For many months now the Scottish Government has been letting it be known that it will be legislating for same-sex marriage. Finally, it introduces a bill on the matter in the Scottish Parliament on the eve of the summer holidays.
In addition it has been trumpeting in the media recently that this legislation will give new rights to Scottish Humanists to register marriages (which they can already do), that it will allow different gender couples to register civil partnerships and that it will give new rights to transgendered persons.
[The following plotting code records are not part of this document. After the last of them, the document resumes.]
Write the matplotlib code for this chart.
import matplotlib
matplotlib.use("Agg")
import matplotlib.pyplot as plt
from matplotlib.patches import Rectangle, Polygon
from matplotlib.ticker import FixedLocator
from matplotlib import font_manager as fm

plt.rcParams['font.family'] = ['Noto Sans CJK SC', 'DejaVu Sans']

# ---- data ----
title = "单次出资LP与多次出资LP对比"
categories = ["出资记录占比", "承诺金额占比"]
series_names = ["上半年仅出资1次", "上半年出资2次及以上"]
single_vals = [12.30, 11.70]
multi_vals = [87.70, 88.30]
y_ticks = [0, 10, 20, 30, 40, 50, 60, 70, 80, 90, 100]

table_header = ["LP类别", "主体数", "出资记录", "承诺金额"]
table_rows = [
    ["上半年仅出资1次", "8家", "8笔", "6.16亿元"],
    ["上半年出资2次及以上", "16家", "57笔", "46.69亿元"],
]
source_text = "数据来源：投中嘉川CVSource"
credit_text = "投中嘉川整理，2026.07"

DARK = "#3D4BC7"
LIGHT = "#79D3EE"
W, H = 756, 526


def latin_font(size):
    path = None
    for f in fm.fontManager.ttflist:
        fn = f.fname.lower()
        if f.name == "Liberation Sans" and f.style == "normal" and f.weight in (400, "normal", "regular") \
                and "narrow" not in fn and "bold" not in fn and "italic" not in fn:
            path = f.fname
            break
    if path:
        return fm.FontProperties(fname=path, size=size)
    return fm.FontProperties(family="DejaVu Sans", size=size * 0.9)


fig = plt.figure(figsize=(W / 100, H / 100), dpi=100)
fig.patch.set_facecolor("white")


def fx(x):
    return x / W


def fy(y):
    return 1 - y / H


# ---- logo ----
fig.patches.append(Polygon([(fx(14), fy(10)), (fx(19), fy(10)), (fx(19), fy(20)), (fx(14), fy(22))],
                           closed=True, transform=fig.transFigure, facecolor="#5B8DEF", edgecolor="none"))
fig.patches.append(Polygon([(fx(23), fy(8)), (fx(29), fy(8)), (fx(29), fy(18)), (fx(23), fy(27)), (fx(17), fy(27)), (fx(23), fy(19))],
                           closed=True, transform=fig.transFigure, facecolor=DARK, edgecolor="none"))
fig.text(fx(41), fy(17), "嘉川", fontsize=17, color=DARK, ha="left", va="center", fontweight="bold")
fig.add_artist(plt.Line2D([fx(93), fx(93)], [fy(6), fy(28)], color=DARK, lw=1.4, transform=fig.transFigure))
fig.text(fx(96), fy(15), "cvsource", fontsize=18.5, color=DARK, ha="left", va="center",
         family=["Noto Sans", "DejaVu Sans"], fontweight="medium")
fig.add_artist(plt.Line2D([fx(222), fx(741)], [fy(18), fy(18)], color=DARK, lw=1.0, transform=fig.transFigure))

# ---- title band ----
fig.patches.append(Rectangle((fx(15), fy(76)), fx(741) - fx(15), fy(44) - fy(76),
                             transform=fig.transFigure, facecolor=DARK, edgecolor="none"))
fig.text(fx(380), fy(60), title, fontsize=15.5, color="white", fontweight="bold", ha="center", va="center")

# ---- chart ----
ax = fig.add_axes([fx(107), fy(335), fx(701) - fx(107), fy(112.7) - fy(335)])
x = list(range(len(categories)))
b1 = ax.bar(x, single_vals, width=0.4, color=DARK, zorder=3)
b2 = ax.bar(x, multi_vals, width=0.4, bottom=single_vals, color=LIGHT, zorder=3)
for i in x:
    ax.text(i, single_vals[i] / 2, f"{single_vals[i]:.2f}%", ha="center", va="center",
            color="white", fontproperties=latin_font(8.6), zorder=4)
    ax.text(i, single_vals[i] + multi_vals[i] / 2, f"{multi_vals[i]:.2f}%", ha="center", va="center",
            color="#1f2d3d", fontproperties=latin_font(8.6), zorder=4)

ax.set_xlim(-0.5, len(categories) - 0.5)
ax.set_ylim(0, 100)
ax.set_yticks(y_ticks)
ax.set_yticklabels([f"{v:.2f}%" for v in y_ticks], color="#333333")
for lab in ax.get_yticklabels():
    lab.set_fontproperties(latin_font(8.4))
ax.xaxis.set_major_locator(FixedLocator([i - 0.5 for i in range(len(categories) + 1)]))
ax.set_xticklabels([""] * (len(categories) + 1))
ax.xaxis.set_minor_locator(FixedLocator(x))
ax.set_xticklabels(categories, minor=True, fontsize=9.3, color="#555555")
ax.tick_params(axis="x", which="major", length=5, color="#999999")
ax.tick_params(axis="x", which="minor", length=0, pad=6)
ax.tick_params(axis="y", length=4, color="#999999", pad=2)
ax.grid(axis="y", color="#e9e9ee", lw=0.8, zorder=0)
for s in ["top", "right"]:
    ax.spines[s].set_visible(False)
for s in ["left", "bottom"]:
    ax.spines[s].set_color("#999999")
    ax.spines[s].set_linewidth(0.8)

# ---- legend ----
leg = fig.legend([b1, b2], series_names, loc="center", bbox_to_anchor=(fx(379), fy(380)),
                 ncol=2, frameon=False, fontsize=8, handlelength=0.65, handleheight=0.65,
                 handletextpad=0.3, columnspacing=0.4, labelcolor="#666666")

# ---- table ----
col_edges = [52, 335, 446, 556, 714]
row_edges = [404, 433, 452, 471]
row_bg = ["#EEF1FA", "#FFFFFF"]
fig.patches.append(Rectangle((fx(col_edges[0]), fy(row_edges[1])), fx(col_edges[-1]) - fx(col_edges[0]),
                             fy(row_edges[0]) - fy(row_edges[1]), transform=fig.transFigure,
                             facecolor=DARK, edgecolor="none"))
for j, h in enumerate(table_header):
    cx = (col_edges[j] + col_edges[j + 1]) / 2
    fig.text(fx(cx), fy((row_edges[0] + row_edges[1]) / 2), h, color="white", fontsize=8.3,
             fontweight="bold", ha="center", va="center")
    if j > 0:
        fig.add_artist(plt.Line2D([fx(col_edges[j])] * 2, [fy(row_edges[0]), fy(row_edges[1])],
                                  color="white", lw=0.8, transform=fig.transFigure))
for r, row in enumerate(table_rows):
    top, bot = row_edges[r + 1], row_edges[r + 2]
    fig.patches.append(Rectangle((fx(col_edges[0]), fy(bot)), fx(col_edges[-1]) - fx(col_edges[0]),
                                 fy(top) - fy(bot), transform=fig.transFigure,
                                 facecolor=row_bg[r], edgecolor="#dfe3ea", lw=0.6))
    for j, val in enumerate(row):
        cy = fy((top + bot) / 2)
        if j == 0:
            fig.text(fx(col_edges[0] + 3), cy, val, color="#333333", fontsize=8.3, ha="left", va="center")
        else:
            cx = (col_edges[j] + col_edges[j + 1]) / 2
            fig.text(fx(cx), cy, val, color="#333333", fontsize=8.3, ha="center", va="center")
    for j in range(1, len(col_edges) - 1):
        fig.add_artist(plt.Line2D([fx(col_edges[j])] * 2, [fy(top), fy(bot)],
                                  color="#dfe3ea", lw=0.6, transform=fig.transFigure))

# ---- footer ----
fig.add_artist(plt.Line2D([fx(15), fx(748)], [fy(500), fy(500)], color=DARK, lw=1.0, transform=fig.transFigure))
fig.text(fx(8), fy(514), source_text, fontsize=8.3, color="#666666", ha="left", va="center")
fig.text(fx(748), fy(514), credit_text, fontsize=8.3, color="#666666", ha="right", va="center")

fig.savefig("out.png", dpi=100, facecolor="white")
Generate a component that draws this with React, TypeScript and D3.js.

But for some reason, perhaps because of the contentious nature of the proposals for much of the population as evident in the current difficulties of the Church of Scotland and the vocal opposition to the proposals from the Roman Catholic Church, it is not planning to finally approve this legislation, on which it could act speedily because of the SNP majority in the Scottish Parliament, until after the referendum on independence in 2014.
If the UK parliament still had responsibility for same-sex marriage then those in favour of this measure would have achieved this aim this summer due to the initiative of David Cameron.
However, there is a real prospect now, with it being a Holyrood responsibility, that same-sex marriage may not be achieved in Scotland in the foreseeable future.
If the SNP wins the referendum then the Scottish Parliament will have other huge matters to attend to; if it loses, Alex Salmond will have to stand down and there will be an interregnum and consequent indecision. There is no guarantee with the current timetable that the bill will be successful.
And what of the Equality Network which promotes same-sex marriage and which, as Richard Lucas has pointed out in these columns, is funded by the Scottish Government?
Will it dare criticise the timetable for the legislation or is it so beholden to the Scottish Government that it will shamefacedly tolerate the official timetable for the legislation and the consequent risks of failure to achieve one of its central objectives?